Today is my last day at DNDA and as I finish cleaning and organizing my desk area I can't help but feel sad to be leaving. Of course I knew this day would come. That's the thing with Americorps, you only get 10.5 months. But therein lies the inherent flaw with Americorps. It's a great program that gives people the opportunity to spend a year serving a community, working in public service and growing as an individual. It's also a great resource for communities and individuals that deal with oppression and injustice everyday. But 10.5 months. Come on.
In my time at DNDA I have just recently begun really solidifying key relationships with members of the community. I have only just started truly strengthening those connections into something functional and positive. And while there is a chance that I was just slow, that I am the only Corps member that took so long to build a strong foundation, I highly doubt that. It takes time to gain someones trust, to begin to be vulnerable with a person and let them in a little bit. Especially when you're coming from two different worlds. To bring people in from all over the country to engage in "community service" only to have the leave once they have established themselves enough to really be of service...it seems kind of like a cruel joke.

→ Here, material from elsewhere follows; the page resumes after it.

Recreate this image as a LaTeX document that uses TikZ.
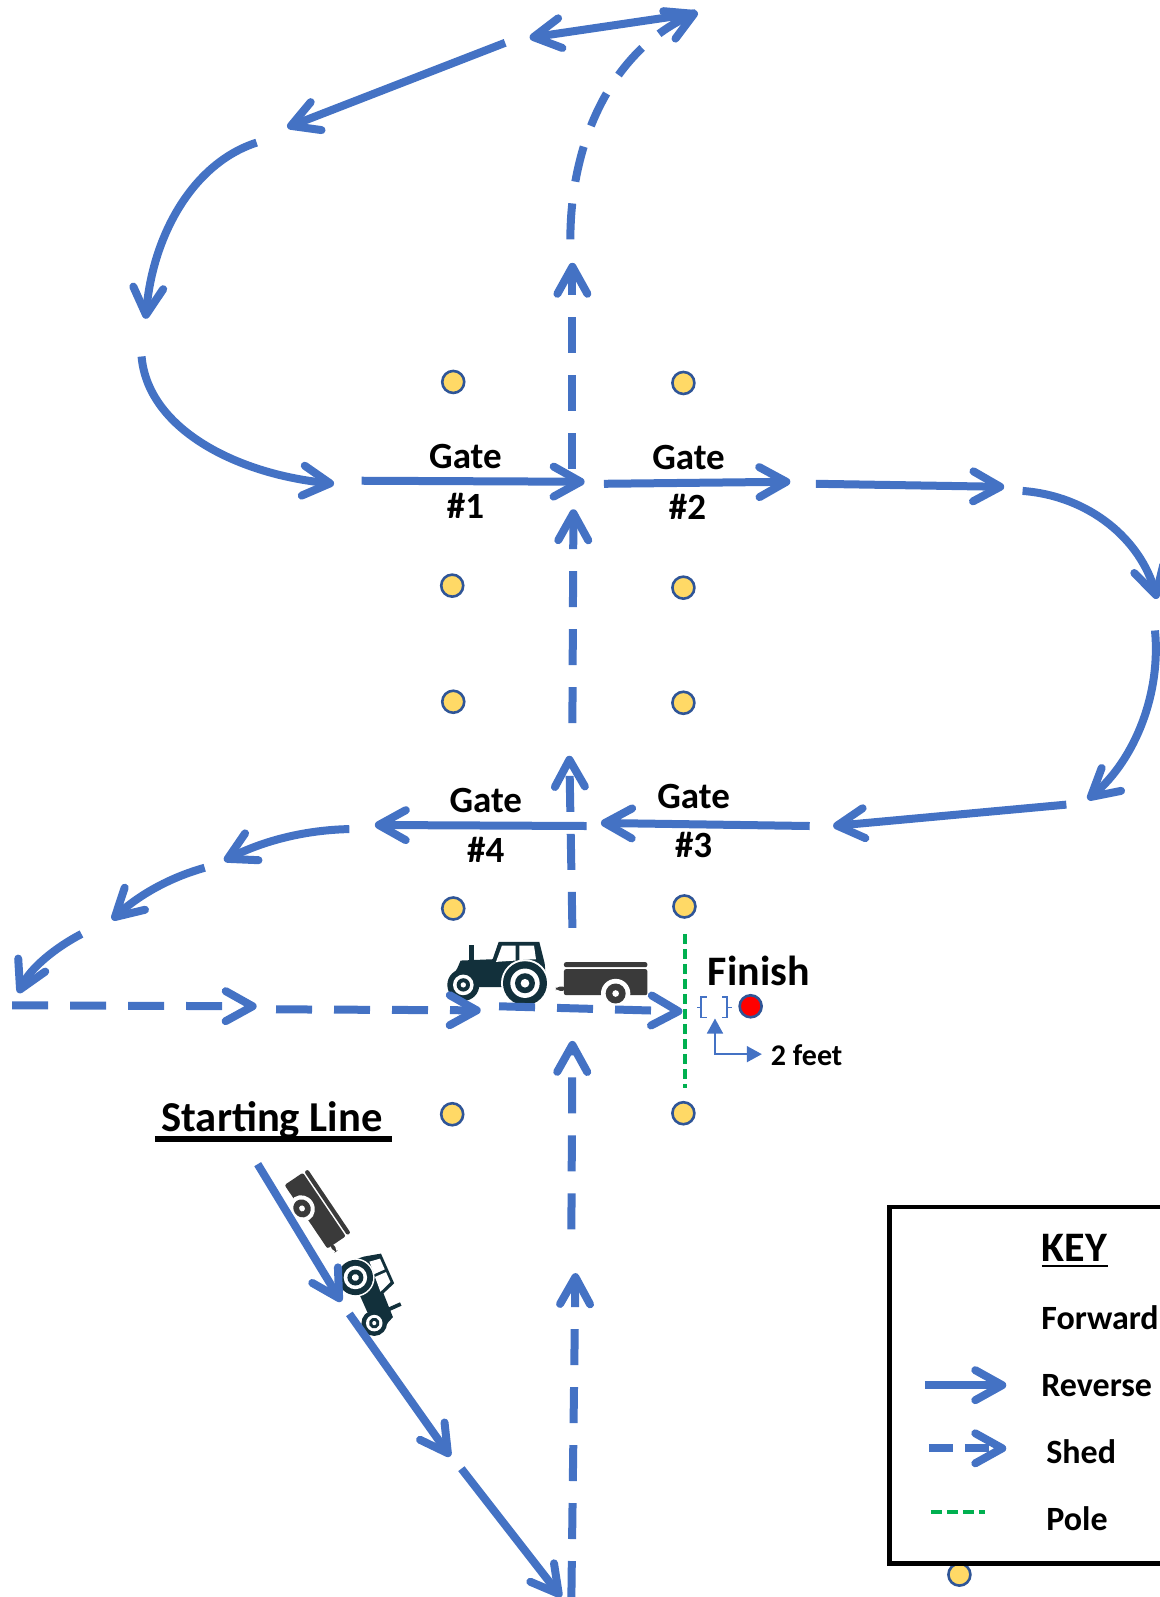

I feel that Americorps should take a page out of the Peace Corps' book and have people commit to two year terms. Then they'd be getting more bang for their buck (and believe me, it's a small buck). Having one person in a position for two years, getting to know the community and really getting comfortable in their position, is of far more benefit then taking that person away after a year and putting someone brand new in to start from ground zero. Sure, the first person laid down a framework in terms of projects and programs, but the newbie has to start from scratch building trust, openness, and collaboration. That loss of productivity is unfortunate.
But, with that rant out the way, I will truly miss many of the people I have met this year, especially the people who I had the opportunity to work with in the gardens. I have learned so much from them and value every nugget of wisdom they were kind enough to share with me. I can't imagine how much I would learn if I were here for two years. Just another reason, Americorps, to change your system. But of course, as I write this, I'm not entirely sad. Because I know that many of the relationships I have built will continue beyond my position here. People have promised to stay in touch via e-mail, to send me pictures of the gardens throughout the season. Others I am friends with on that life-consuming network called Facebook. I may be leaving this desk in a few minutes, and walking out of this office for the last time, but the 10.5 months I've spent as the Family Gardening Coordinator will certainly stick with me, and I wouldn't have it any other way.